Tokyo’s exclusive Koganei Country Club retained its status of having the most expensive membership fee: 400 million yen, or about $2.5 million. That was the trading price, meaning somebody is still buying at about that level.

The Japanese madness for gorufu may differ in kind from, say, the 17th-Century Dutch mania for tulip bulbs. Golf club memberships are rooted in tangible assets of land, which without a doubt is the most scarce and precious commodity on these overcrowded islands.

And even if there are convincing arguments that Tokyo stocks are overvalued, it would be hard to establish that they have no value.
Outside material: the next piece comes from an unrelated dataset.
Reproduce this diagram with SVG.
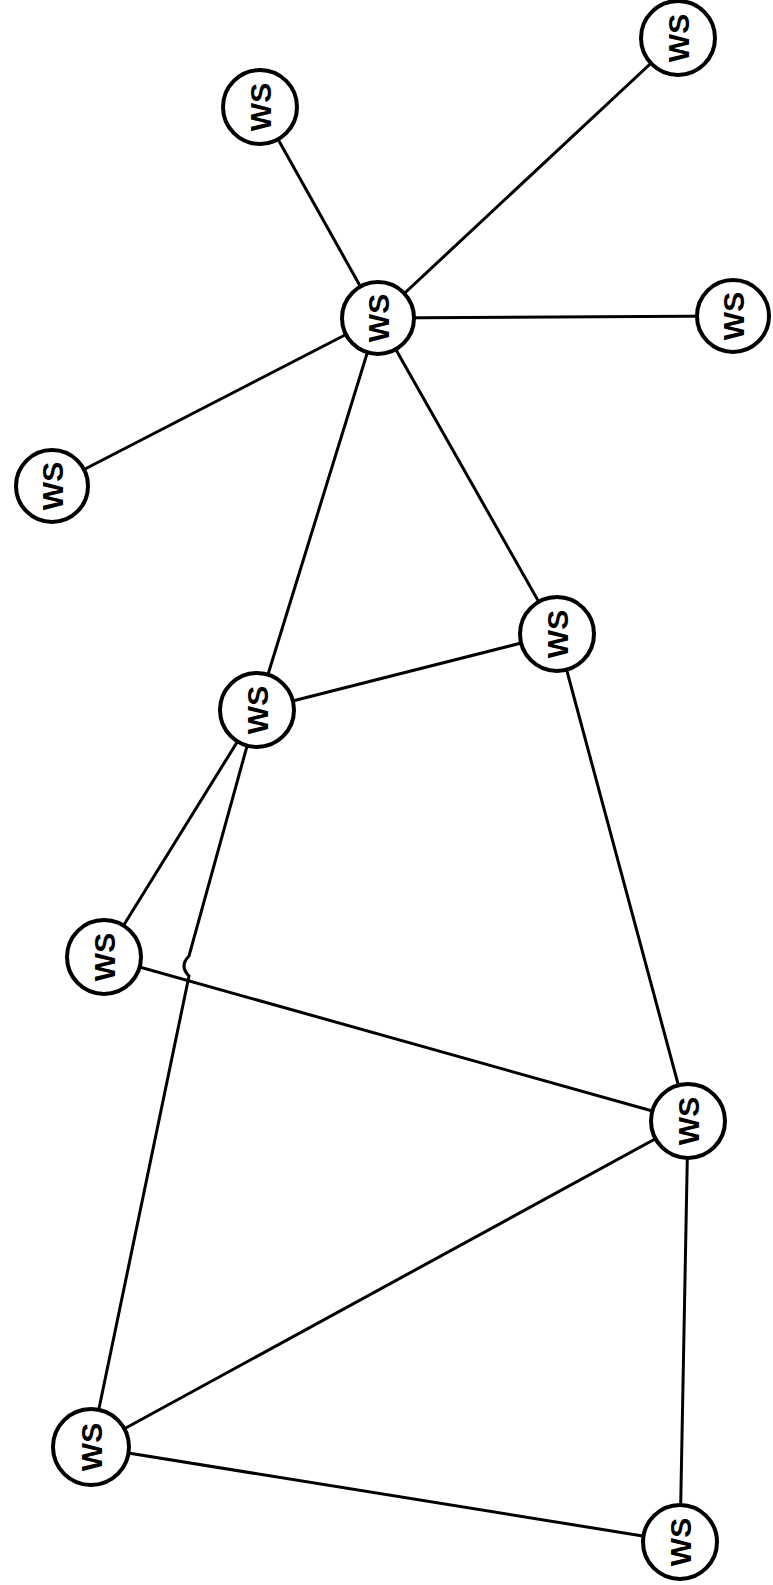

Classic financial “bubbles”--like the ones associated with “Tulipmania,” or Florida swampland in 1929, or with Britain’s South Sea Co. in the early 18th Century--burst when the delusion of speculative psychology snapped and underlying assets proved to be worthless.

But Japanese companies, even bankrupt ones, would always be sitting on fortunes in real estate. The stock market may be a delusion of colossal proportions, but no one here is seriously thinking about a crash in the land market. Not yet, anyway.

“The bubble in the equity market is broken, or at least it’s spilling a lot of air,” said James E. Russell, a senior analyst with Merrill Lynch in Tokyo. “The question now is whether the real estate bubble is next, and whether this might all spill over into other global financial markets.”